Artigo: Feminicídio no Brasil: a necessidade de uma lei específica diante da cultura patriarcal e da violência de gênero 

Foto Capa: reprodução/Assembleia Legislativa do Mato Grosso do Sul

Por Thaís Guedes

O feminicídio no Brasil não é apenas uma tragédia individual, mas um fenômeno social de raízes profundas. Sua persistência reflete uma estrutura cultural patriarcal em que a mulher, historicamente, foi tratada como propriedade do homem. Essa herança machista, alimentada ao longo dos séculos, ainda se manifesta no cotidiano de muitas relações e contribui para uma escalada alarmante de violência contra mulheres. 
 
Na sociedade brasileira, não é raro que homens considerem legítimo exercer controle sobre as decisões e a liberdade das suas companheiras. Quando essa autoridade simbólica é confrontada, especialmente no rompimento de relacionamentos, o resultado pode ser extremo: o assassinato da mulher. Esse tipo de crime revela não apenas a brutalidade do agressor, mas também a falência de estruturas sociais e jurídicas que, durante muito tempo, silenciaram ou minimizaram a violência doméstica. 
 
Foi diante dessa realidade que o Estado brasileiro reconheceu a necessidade de uma legislação específica para combater a violência de gênero.

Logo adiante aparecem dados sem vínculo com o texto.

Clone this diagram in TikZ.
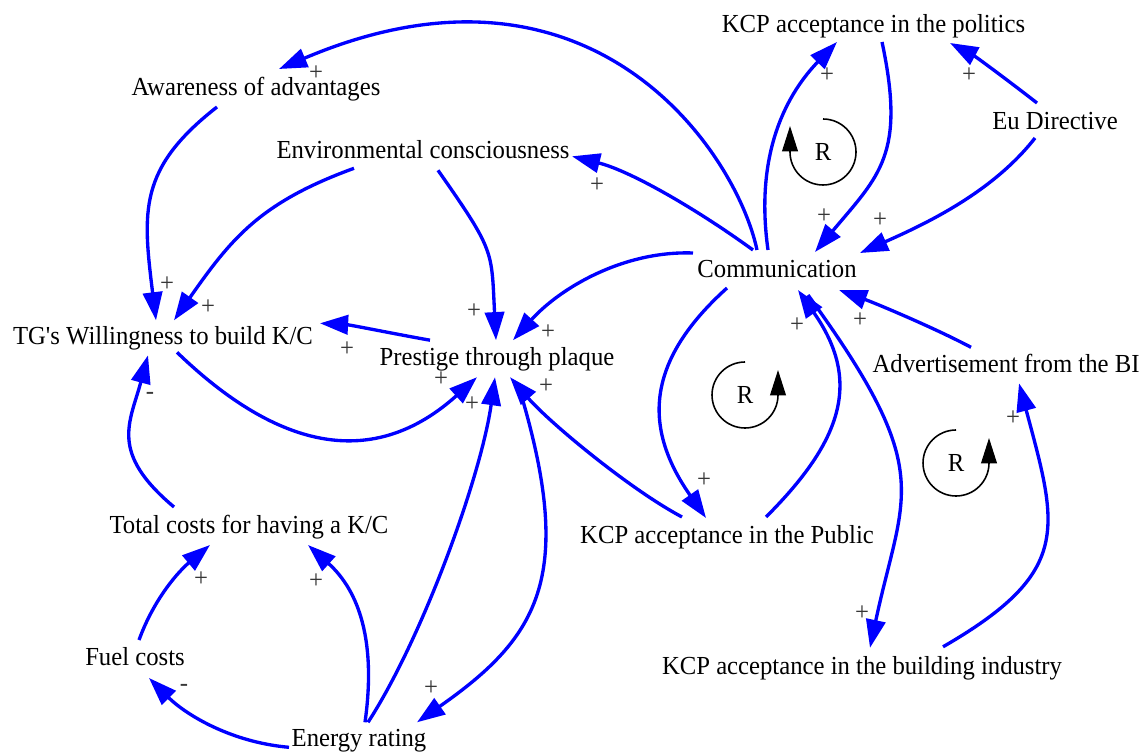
\documentclass[tikz,border=0pt]{standalone}
\usepackage{fontspec}
\setmainfont{Liberation Serif}[FakeStretch=0.95, Ligatures=TeXOff]
\usetikzlibrary{arrows.meta,calc}
\definecolor{lnk}{RGB}{0,0,255}
\definecolor{polc}{RGB}{55,55,55}
\tikzset{
  var/.style={font=\fontsize{14.8}{17}\selectfont, inner sep=0pt, text height=9.8pt, text depth=0pt, anchor=center},
  pol/.style={font=\fontsize{14.8}{17}\selectfont, inner sep=0pt, text=polc, anchor=center},
  link/.style={draw=lnk, line width=1.9pt, -{Triangle[length=16pt,width=11pt]}},
  loopar/.style={draw=black, line width=0.9pt, -{Triangle[length=14.5pt,width=9pt]}}
}
\begin{document}
\begin{tikzpicture}[x=0.02cm,y=0.02cm]
\useasboundingbox (0,0) rectangle (1148,754);
% variables
\node[var] (pol)  at (873.5,730.5) {KCP acceptance in the politics};
\node[var] (eu)   at (1055,633.5) {Eu Directive};
\node[var] (com)  at (777,485.5) {Communication};
\node[var] (awa)  at (256,667) {Awareness of advantages};
\node[var] (env)  at (423,603.7) {Environmental consciousness};
\node[var] (tg)   at (163,417.7) {TG's Willingness to build K/C};
\node[var] (pre)  at (497,396.8) {Prestige through plaque};
\node[var] (adv)  at (1006,389.7) {Advertisement from the BI};
\node[var] (tot)  at (249,229.5) {Total costs for having a K/C};
\node[var] (pub)  at (727,219.5) {KCP acceptance in the Public};
\node[var] (fuel) at (135,97) {Fuel costs};
\node[var] (bld)  at (862,88.2) {KCP acceptance in the building industry};
\node[var] (ene)  at (359,15.7) {Energy rating};
% links
\draw[link] ($(com)+(-20,18.5)$) .. controls +(102:100) and +(23:340) .. ($(awa)+(23,18)$);
\draw[link] ($(com)+(-24,18.5)$) .. controls +(144:70) and +(346:60) .. ($(env)+(149,-6)$);
\draw[link] ($(com)+(-84,15.5)$) .. controls +(178:70) and +(48:70) .. ($(pre)+(16,17)$);
\draw[link] ($(com)+(-9,18.5)$) .. controls +(98:100) and +(226:70) .. ($(pol)+(-36.5,-18.5)$);
\draw[link] ($(pol)+(8.5,-18.5)$) .. controls +(282:115) and +(50:100) .. ($(com)+(38,16.5)$);
\draw[link] ($(eu)+(-18,17.5)$) .. controls +(142:30) and +(332:30) .. ($(pol)+(76.5,-19.5)$);
\draw[link] ($(eu)+(-20,-17.5)$) .. controls +(232:70) and +(24:70) .. ($(com)+(83,15.5)$);
\draw[link] ($(awa)+(-39,-20)$) .. controls +(218:100) and +(97:110) .. ($(tg)+(-7,16)$);
\draw[link] ($(env)+(-69,-18)$) .. controls +(200:100) and +(55:100) .. ($(tg)+(11,16)$);
\draw[link] ($(env)+(15,-20)$) .. controls +(305:100) and +(93:90) .. ($(pre)+(-1,17)$);
\draw[link] ($(pre)+(-67,17)$) .. controls +(170:30) and +(357:30) .. ($(tg)+(157,13)$);
\draw[link] ($(tg)+(14,-16)$) .. controls +(316:140) and +(222:140) .. ($(pre)+(-20,-20)$);
\draw[link] ($(tot)+(-75,17.5)$) .. controls +(140:85) and +(255:70) .. ($(tg)+(-15,-19)$);
\draw[link] ($(fuel)+(4,17)$) .. controls +(70:45) and +(220:40) .. ($(tot)+(-39,-20.5)$);
\draw[link] ($(ene)+(6,16)$) .. controls +(82:80) and +(318:70) .. ($(tot)+(59,-20.5)$);
\draw[link] ($(ene)+(-70,-9)$) .. controls +(175:60) and +(315:50) .. ($(fuel)+(14,-21)$);
\draw[link] ($(ene)+(9,16)$) .. controls +(57:100) and +(262:100) .. ($(pre)+(-2,-20)$);
\draw[link] ($(pre)+(21,-27)$) .. controls +(287:200) and +(35:150) .. ($(ene)+(58,16)$);
\draw[link] ($(pub)+(-45,17.5)$) .. controls +(152:60) and +(311:60) .. ($(pre)+(13,-20)$);
\draw[link] ($(com)+(-50,-19.5)$) .. controls +(222:110) and +(125:110) .. ($(pub)+(-21,16.5)$);
\draw[link] ($(pub)+(39,17.5)$) .. controls +(45:110) and +(305:110) .. ($(com)+(21,-21.5)$);
\draw[link] ($(com)+(31,-26.5)$) .. controls +(306:220) and +(78:160) .. ($(bld)+(8,18)$);
\draw[link] ($(bld)+(81,19)$) .. controls +(30:150) and +(285:150) .. ($(adv)+(13,-19)$);
\draw[link] ($(adv)+(-35,17)$) .. controls +(152:40) and +(340:40) .. ($(com)+(62,-21.5)$);
% polarities
\node[pol] (p1)  at (316,681) {+};
\node[pol] (p2)  at (597,569) {+};
\node[pol] (p3)  at (548,422) {+};
\node[pol] (p4)  at (827,679) {+};
\node[pol] (p5)  at (824,538) {+};
\node[pol] (p6)  at (969,679) {+};
\node[pol] (p7)  at (880,534) {+};
\node[pol] (p8)  at (167,470) {+};
\node[pol] (p9)  at (208,447) {+};
\node[pol] (p10) at (474,443) {+};
\node[pol] (p11) at (347,405) {+};
\node[pol] (p12) at (441,375) {+};
\node[pol] (p13) at (150,358) {-};
\node[pol] (p14) at (201,175) {+};
\node[pol] (p15) at (316,173) {+};
\node[pol] (p16) at (184,66) {-};
\node[pol] (p17) at (472,350) {+};
\node[pol] (p18) at (431,66) {+};
\node[pol] (p19) at (546,368) {+};
\node[pol] (p20) at (704,274) {+};
\node[pol] (p21) at (797,429) {+};
\node[pol] (p22) at (862,141) {+};
\node[pol] (p23) at (1013,336) {+};
\node[pol] (p24) at (860,434) {+};
% loop markers
\node[var] (r1) at (823,602) {R};
\node[var] (r2) at (745,359) {R};
\node[var] (r3) at (956,291) {R};
\draw[loopar] ($(r1)+(0,33)$) arc[start angle=90,end angle=-180,radius=33] -- ++(0,26);
\draw[loopar] ($(r2)+(0,33)$) arc[start angle=90,end angle=360,radius=33] -- ++(0,25);
\draw[loopar] ($(r3)+(0,33)$) arc[start angle=90,end angle=360,radius=33] -- ++(0,25);
\end{tikzpicture}
\end{document}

A Lei nº 13.104/2015, que tipifica o feminicídio como circunstância qualificadora do homicídio e o inclui no rol dos crimes hediondos, não representa um privilégio legal, mas uma resposta à desigualdade estrutural. Ela surge do entendimento de que, em uma sociedade desigual, tratar todos de forma igual é, na prática, perpetuar a injustiça. 
 
Os dados reforçam a urgência dessa legislação. Segundo o Fórum Brasileiro de Segurança Pública (FBSP), em parceria com o Datafolha, em 2024 foram registrados 1.450 casos de feminicídio no país, o que representa uma mulher assassinada a cada 17 horas. A maioria dessas mortes aconteceu dentro de casa (59%), e mais de 80% das vítimas não haviam registrado denúncia prévia, o que demonstra não apenas o medo, mas a falta de canais acessíveis e acolhedores para as mulheres. 
 
Do ponto de vista histórico, o direito brasileiro demorou séculos para reconhecer a autonomia da mulher. Somente em 2002 o Código Civil deixou de tratar o marido como “chefe da sociedade conjugal”, e apenas em 2006, com a Lei Maria da Penha (Lei nº 11.340/2006), passou a prever mecanismos eficazes de proteção. Ainda assim, a violência persistiu. A tipificação do feminicídio foi um passo necessário para reconhecer que há um padrão específico de homicídios de mulheres motivado por gênero, o que exige sanção exemplar e políticas públicas articuladas. 
 
A crítica de que a Lei do Feminicídio cria uma distinção indesejável entre vítimas de homicídio desconsidera a realidade: mulheres são mortas porque são mulheres, dentro de uma cultura que ainda naturaliza a submissão feminina. Proteger essas vítimas com leis específicas não fere o princípio da igualdade; pelo contrário, é uma forma de justiça corretiva, que busca reparar desigualdades históricas. 
 
Portanto, mais do que uma medida penal, a Lei do Feminicídio é um instrumento simbólico e pedagógico: ela afirma que a vida das mulheres importa e que o Estado está disposto a agir para interromper o ciclo de violência. No entanto, o combate ao feminicídio também exige ações em outras frentes — educação para a equidade de gênero, políticas públicas de acolhimento, e investimento em mecanismos de denúncia e proteção. 
 
Não se trata apenas de punir, mas de transformar uma cultura enraizada na dominação masculina. A existência da Lei do Feminicídio é prova de que o direito pode — e deve — se comprometer com a mudança social.